There are not many tourists who can say they have visited Khibiny or seen the ice-free seas, hills, northern lights with their own eyes; taken part in the All-Russian ski marathon; gone for a ride in a reindeer-drawn sleigh; watched the amazing sports show “Northern Holiday”; visited a nonferrous rock museum; visited parks where you can see moose, lemmings, bears, foxes, wolverines, and snowy owls; or strolled through botanical gardens with exotic trees and shrubs.

If you are interested in the region’s history, then the sights of the Polar capital, Murmansk, that bear witness to its heroic past and present are waiting for you. Tour guides will acquaint you with the cultural heritage of Murmansk land and its traditions and customs. They will tell you about the folklore of the people of the European North, distinguished for the richness and originality of its epic tales, northern heroic poems (byliny), hunting stories, and old Pomorian songs. The hospitable people of Murmansk will treat you to fish pies, “pockets” (kalitki) with tvorog and potatoes, cheese tarts, cakes, and bliny. Visitors to the city can stay in comfortable hotels and relax in restaurants and nightclubs.

International tourism is very important for Murmansk Region.

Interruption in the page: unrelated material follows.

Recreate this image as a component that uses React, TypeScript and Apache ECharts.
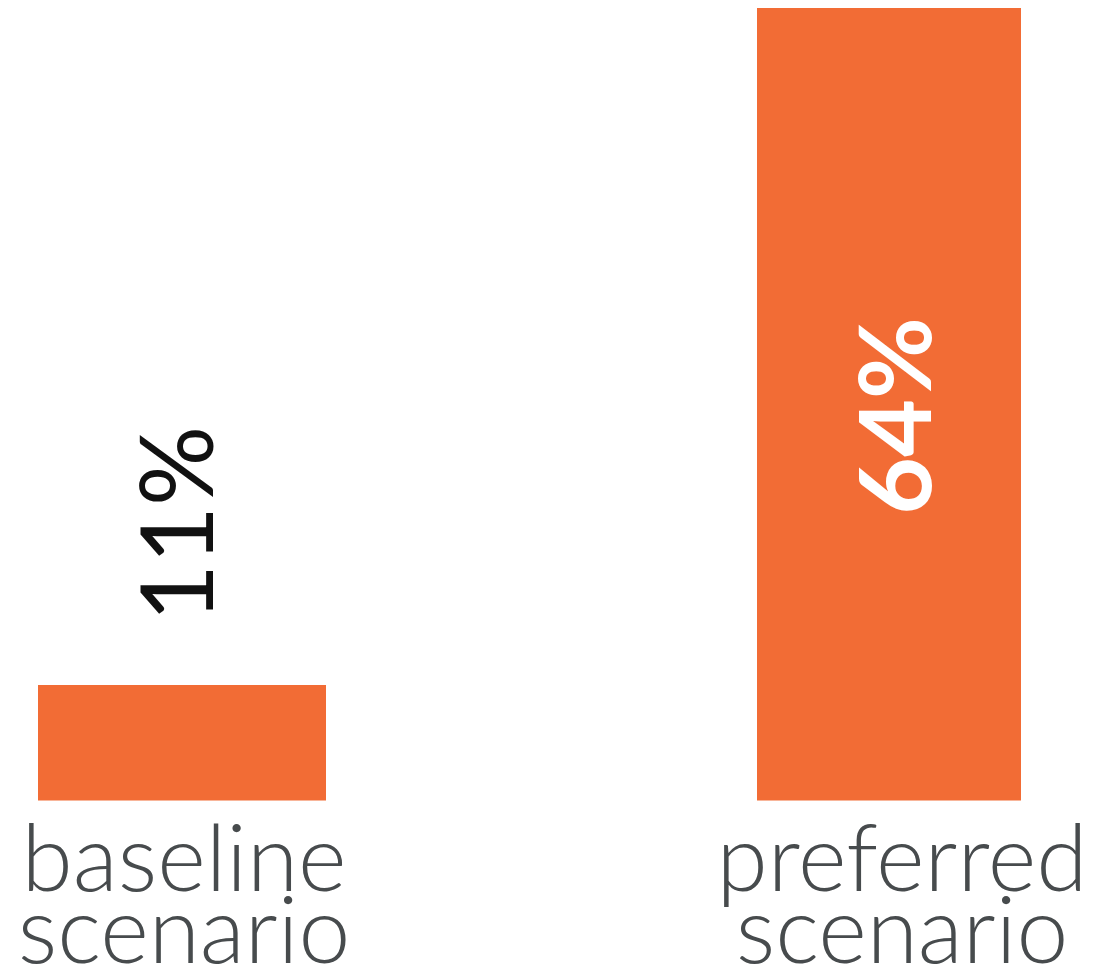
import React, { useEffect, useRef } from "react";
import * as echarts from "echarts";

const categories = ["baseline\nscenario", "preferred\nscenario"];
const baselineValues = [11, null];
const preferredValues = [null, 64];
const valueLabels = ["11%", "64%"];

const ORANGE = "#F26C35";

export default function App() {
  const ref = useRef<HTMLDivElement>(null);
  useEffect(() => {
    if (!ref.current) return;
    const chart = echarts.init(ref.current, null, { renderer: "svg" });
    const baseX = {
      type: "category" as const,
      boundaryGap: false,
      axisLine: { show: false },
      axisTick: { show: false },
      splitLine: { show: false },
    };
    chart.setOption({
      animation: false,
      backgroundColor: "#ffffff",
      grid: { left: 182, right: 213, top: 5, bottom: 172 },
      xAxis: [
        {
          ...baseX,
          data: [
            { value: categories[0], textStyle: { padding: [0, 0, 0, 4] } },
            { value: categories[1], textStyle: { padding: [0, 0, 0, 26] } },
          ],
          axisLabel: {
            show: true,
            interval: 0,
            margin: 18,
            fontFamily: "'Lato Light', Lato",
            fontWeight: 300,
            fontSize: 93,
            lineHeight: 72,
            color: "#474b4d",
          },
        },
        { ...baseX, data: categories, axisLabel: { show: false } },
      ],
      yAxis: {
        type: "value",
        min: 2,
        max: 64,
        show: false,
        splitLine: { show: false },
      },
      series: [
        {
          type: "bar",
          xAxisIndex: 0,
          data: baselineValues,
          barWidth: 288,
          itemStyle: { color: ORANGE },
          label: {
            show: true,
            formatter: () => valueLabels[0],
            position: "top",
            rotate: 90,
            align: "left",
            verticalAlign: "middle",
            distance: 74,
            offset: [-11, -8],
            fontFamily: "Lato",
            fontWeight: "normal",
            fontSize: 100,
            color: "#111111",
          },
        },
        {
          type: "bar",
          xAxisIndex: 1,
          data: preferredValues,
          barWidth: 264,
          itemStyle: { color: ORANGE },
          label: {
            show: true,
            formatter: () => valueLabels[1],
            position: [132, 416],
            rotate: 90,
            align: "center",
            verticalAlign: "middle",
            offset: [5, 3],
            fontFamily: "Lato",
            fontWeight: "bold",
            fontSize: 100,
            color: "#ffffff",
          },
        },
      ],
    });
    return () => chart.dispose();
  }, []);
  return <div ref={ref} style={{ width: 1102, height: 973, margin: -8 }} />;
}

The region’s closeness to Finland, Norway, and Sweden, which have a positive image on the European tourist market, make it possible to organize activities within the framework of projects such as “Murmansk Corridor”, “Barents Zone”, and “Barents Route”, e.g., one-day cross-border hikes, safaris, ski races through three countries, and visits to historical and cultural monuments. The transportation, communications, and other infrastructure between Central Europe and Scandinavia provide an excellent means for companies in Murmansk to develop ties with tourist organizations on the European market. Tourism in northern Finland, Sweden, and Norway can add significantly to the tourist potential of Murmansk Region. This is a great advantage, because joint international projects will help Russia obtain economic support in the European community.